This isn't a production vehicle yet - and I'm pretty sure it never will be - but it's an interesting EV proposal and prototype:
Bollinger B1
Lots of press coverage is easy to find, most of it not providing any useful analysis... just search for something like "Bollinger electric truck".
Some forum members may know the company founder - Dave Bollinger - since I see that name as a Tesla owner in a couple of posts.
This is a 4WD utility vehicle, which they are very deliberately calling a "truck" rather than an "SUV". It follows the battery-as-floor-platform design pattern (although with a backbone frame), with a now-conventional drivetrain of a transverse motor at each end, with 2-stage spur gear reduction boxes and differentials. Motors are within the wheelbase (ahead of the rear axle and behind the front). Suspension is double-A-arm, with hydropneumatic suspension. Axles are portal type (geared drop boxes at the hubs) with inboard disc brakes. The structure is an unworkably expensive but cool welded fabrication of aluminum, much of it milled from billet; a production design would need to use suitable extrusions, castings, and bent sheet components; I can only guess that's their intention. The upper body can be configured (with significant effort by two people, handling it in six pieces) as a four-seat SUV or 2-seat pickup, although there is no indication of how the "mid-gate" (in GM terms) might be handled or if one even exists - none is shown in the material which I've seen.

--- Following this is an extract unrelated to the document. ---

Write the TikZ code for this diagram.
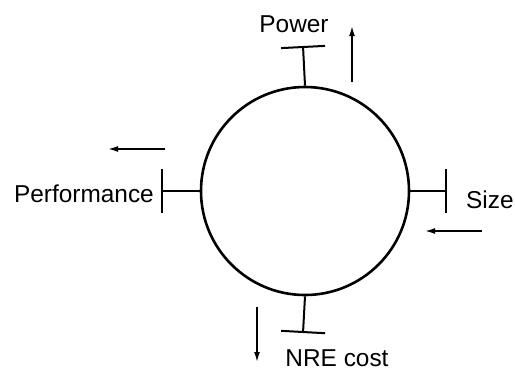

The novel feature is the first functional use of the flat-platform pattern that I've seen. The GM Hy-wire concept had an open space end to end, but there was no safe way to use the forward space, and it relied on an entirely drive-by-wire design which is not production-worthy yet. This one has an access tunnel between the front trunk and main interior, with a level floor through them. There should be a door for the tunnel, but I didn't see one... that's just one of at many issues to be addressed to make it production-worthy, but at least this is an operating prototype (not just a computer model).
The weight ratings looked bizarre at first, until I realized that they used three-ton capacity axles to give a 10,001 pound GVWR, to put it (barely) into the Class 3 truck category (US Federal class HDV3), exempting it from various passenger-car regulations. That's like a "one ton" pickup truck, such as a GM 3500, Ram 3500, or Ford F-350. They would not want it to tow much of a trailer (since range would be terrible), so the trailer weight rating equals the payload rating: you could carry the trailer if you could crush it into a small enough block.
An interesting spec is the economy number: at "67.4 est. MPGe" it looks quite precise, but that is just the result of guessing that it might use a nice round number of 500 watt-hours per mile, and dividing that into the nominal gasoline energy content of 33.7 kWh/gallon. My guess is that two tons of vehicle with the aerodynamics of a barn door and LT285/70R17 open-tread tires will use far more energy than that.
It does look cool - like an old Land Rover.